[What to produce]:
All of the material should be reproduced exactly, with pictures left out.

[Recorded data]:
/---

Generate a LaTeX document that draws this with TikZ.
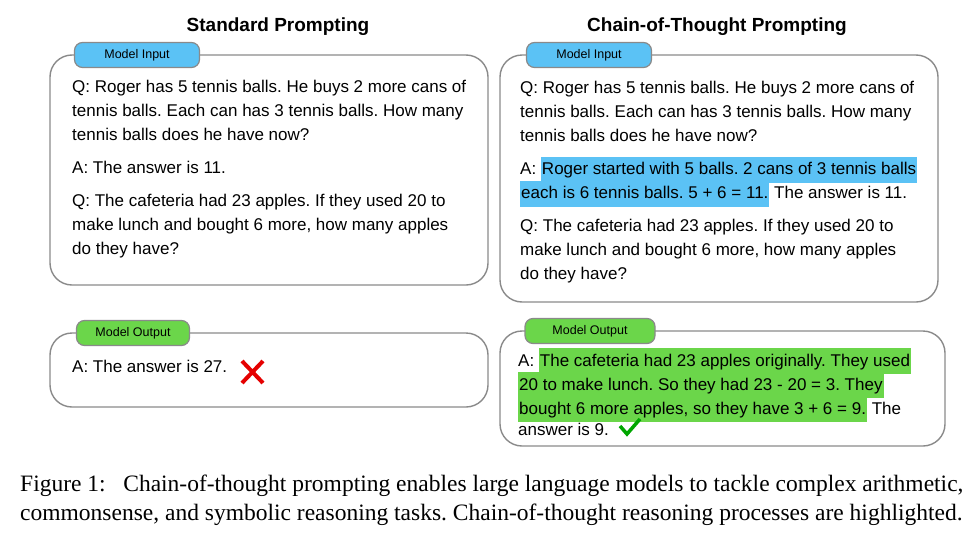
\documentclass[tikz,border=0pt]{standalone}
\usepackage{fontspec}
\setmainfont{Liberation Serif}
\newfontfamily\arial{Liberation Sans}
\usetikzlibrary{positioning}
\frenchspacing
\definecolor{tagblue}{HTML}{5BC2F5}
\definecolor{taggreen}{HTML}{6BD64A}
\definecolor{hlblue}{HTML}{5BC2F5}
\definecolor{hlgreen}{HTML}{6BD64A}
\definecolor{edge}{HTML}{8A8A8A}
\newcommand{\hlb}[1]{{\setlength\fboxsep{1pt}\colorbox{hlblue}{\strut #1}}}
\newcommand{\hlg}[1]{{\setlength\fboxsep{1pt}\colorbox{hlgreen}{\strut #1}}}
\begin{document}
\begin{tikzpicture}[
    x=1pt, y=-1pt,
    panel/.style={draw=edge, line width=1.4pt, rounded corners=22pt},
    tag/.style={draw=edge, line width=1.2pt, rounded corners=8pt, minimum height=25pt, font=\arial\fontsize{12.5}{14}\selectfont, inner xsep=0pt},
    body/.style={anchor=north west, align=left, inner sep=0pt, font=\arial\fontsize{17}{24}\selectfont},
    head/.style={font=\arial\bfseries\fontsize{19}{22}\selectfont}
]
\useasboundingbox (0,0) rectangle (980,541);
% titles
\node[head] (stdtitle) at (278,27) {Standard Prompting};
\node[head] (cottitle) at (717,27) {Chain-of-Thought Prompting};
% panels
\draw[panel] (50,55) rectangle (488,285);
\draw[panel] (500,55) rectangle (938,302);
\draw[panel] (50,333) rectangle (488,407);
\draw[panel] (500,331) rectangle (945,446);
% tags
\node[tag, fill=tagblue, minimum width=125pt] (stdin) at (137,55) {Model Input};
\node[tag, fill=tagblue, minimum width=125pt] (cotin) at (589,55) {Model Input};
\node[tag, fill=taggreen, minimum width=113pt] (stdout) at (133,333) {Model Output};
\node[tag, fill=taggreen, minimum width=130pt] (cotout) at (590,331) {Model Output};
% standard prompting text
\node[body] (stdq) at (72,80) {Q: Roger has 5 tennis balls. He buys 2 more cans of\\
tennis balls. Each can has 3 tennis balls. How many\\
tennis balls does he have now?\\[9pt]
A: The answer is 11.\\[9pt]
Q: The cafeteria had 23 apples. If they used 20 to\\
make lunch and bought 6 more, how many apples\\
do they have?};
\node[body] (stda) at (72,360) {A: The answer is 27.};
% chain-of-thought text
\node[body] (cotq) at (520,81) {Q: Roger has 5 tennis balls. He buys 2 more cans of\\
tennis balls. Each can has 3 tennis balls. How many\\
tennis balls does he have now?\\[9pt]
A: \hlb{Roger started with 5 balls. 2 cans of 3 tennis balls}\\[-3pt]
\hlb{each is 6 tennis balls. 5 + 6 = 11.} The answer is 11.\\[9pt]
Q: The cafeteria had 23 apples. If they used 20 to\\
make lunch and bought 6 more, how many apples\\
do they have?};
\node[body] (cota) at (518,348) {A: \hlg{The cafeteria had 23 apples originally. They used}\\[-3pt]
\hlg{20 to make lunch. So they had 23 - 20 = 3. They}\\[-3pt]
\hlg{bought 6 more apples, so they have 3 + 6 = 9.} The\\[-3pt]
answer is 9.};
% marks
\draw[red!90!black, line width=4pt] (242,361) -- (263,383) (263,361) -- (242,383);
\draw[green!65!black, line width=3.5pt] (620,426) -- (627,434) -- (640,419);
% caption
\node[anchor=west, inner sep=0pt, font=\fontsize{23.5}{26}\selectfont] (cap1) at (20,486) {Figure 1:\enspace\ Chain-of-thought prompting enables large language models to tackle complex arithmetic,};
\node[anchor=west, inner sep=0pt, font=\fontsize{23.5}{26}\selectfont] (cap2) at (20,515) {commonsense, and symbolic reasoning tasks. Chain-of-thought reasoning processes are highlighted.};
\end{tikzpicture}
\end{document}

\---

[Result for this task]:
Generate a LaTeX document that draws this with TikZ.
\documentclass[tikz,border=0pt]{standalone}
\usepackage{fontspec}
\setmainfont{Liberation Serif}
\newfontfamily\arial{Liberation Sans}
\usetikzlibrary{positioning}
\frenchspacing
\definecolor{tagblue}{HTML}{5BC2F5}
\definecolor{taggreen}{HTML}{6BD64A}
\definecolor{hlblue}{HTML}{5BC2F5}
\definecolor{hlgreen}{HTML}{6BD64A}
\definecolor{edge}{HTML}{8A8A8A}
\newcommand{\hlb}[1]{{\setlength\fboxsep{1pt}\colorbox{hlblue}{\strut #1}}}
\newcommand{\hlg}[1]{{\setlength\fboxsep{1pt}\colorbox{hlgreen}{\strut #1}}}
\begin{document}
\begin{tikzpicture}[
    x=1pt, y=-1pt,
    panel/.style={draw=edge, line width=1.4pt, rounded corners=22pt},
    tag/.style={draw=edge, line width=1.2pt, rounded corners=8pt, minimum height=25pt, font=\arial\fontsize{12.5}{14}\selectfont, inner xsep=0pt},
    body/.style={anchor=north west, align=left, inner sep=0pt, font=\arial\fontsize{17}{24}\selectfont},
    head/.style={font=\arial\bfseries\fontsize{19}{22}\selectfont}
]
\useasboundingbox (0,0) rectangle (980,541);
% titles
\node[head] (stdtitle) at (278,27) {Standard Prompting};
\node[head] (cottitle) at (717,27) {Chain-of-Thought Prompting};
% panels
\draw[panel] (50,55) rectangle (488,285);
\draw[panel] (500,55) rectangle (938,302);
\draw[panel] (50,333) rectangle (488,407);
\draw[panel] (500,331) rectangle (945,446);
% tags
\node[tag, fill=tagblue, minimum width=125pt] (stdin) at (137,55) {Model Input};
\node[tag, fill=tagblue, minimum width=125pt] (cotin) at (589,55) {Model Input};
\node[tag, fill=taggreen, minimum width=113pt] (stdout) at (133,333) {Model Output};
\node[tag, fill=taggreen, minimum width=130pt] (cotout) at (590,331) {Model Output};
% standard prompting text
\node[body] (stdq) at (72,80) {Q: Roger has 5 tennis balls. He buys 2 more cans of\\
tennis balls. Each can has 3 tennis balls. How many\\
tennis balls does he have now?\\[9pt]
A: The answer is 11.\\[9pt]
Q: The cafeteria had 23 apples. If they used 20 to\\
make lunch and bought 6 more, how many apples\\
do they have?};
\node[body] (stda) at (72,360) {A: The answer is 27.};
% chain-of-thought text
\node[body] (cotq) at (520,81) {Q: Roger has 5 tennis balls. He buys 2 more cans of\\
tennis balls. Each can has 3 tennis balls. How many\\
tennis balls does he have now?\\[9pt]
A: \hlb{Roger started with 5 balls. 2 cans of 3 tennis balls}\\[-3pt]
\hlb{each is 6 tennis balls. 5 + 6 = 11.} The answer is 11.\\[9pt]
Q: The cafeteria had 23 apples. If they used 20 to\\
make lunch and bought 6 more, how many apples\\
do they have?};
\node[body] (cota) at (518,348) {A: \hlg{The cafeteria had 23 apples originally. They used}\\[-3pt]
\hlg{20 to make lunch. So they had 23 - 20 = 3. They}\\[-3pt]
\hlg{bought 6 more apples, so they have 3 + 6 = 9.} The\\[-3pt]
answer is 9.};
% marks
\draw[red!90!black, line width=4pt] (242,361) -- (263,383) (263,361) -- (242,383);
\draw[green!65!black, line width=3.5pt] (620,426) -- (627,434) -- (640,419);
% caption
\node[anchor=west, inner sep=0pt, font=\fontsize{23.5}{26}\selectfont] (cap1) at (20,486) {Figure 1:\enspace\ Chain-of-thought prompting enables large language models to tackle complex arithmetic,};
\node[anchor=west, inner sep=0pt, font=\fontsize{23.5}{26}\selectfont] (cap2) at (20,515) {commonsense, and symbolic reasoning tasks. Chain-of-thought reasoning processes are highlighted.};
\end{tikzpicture}
\end{document}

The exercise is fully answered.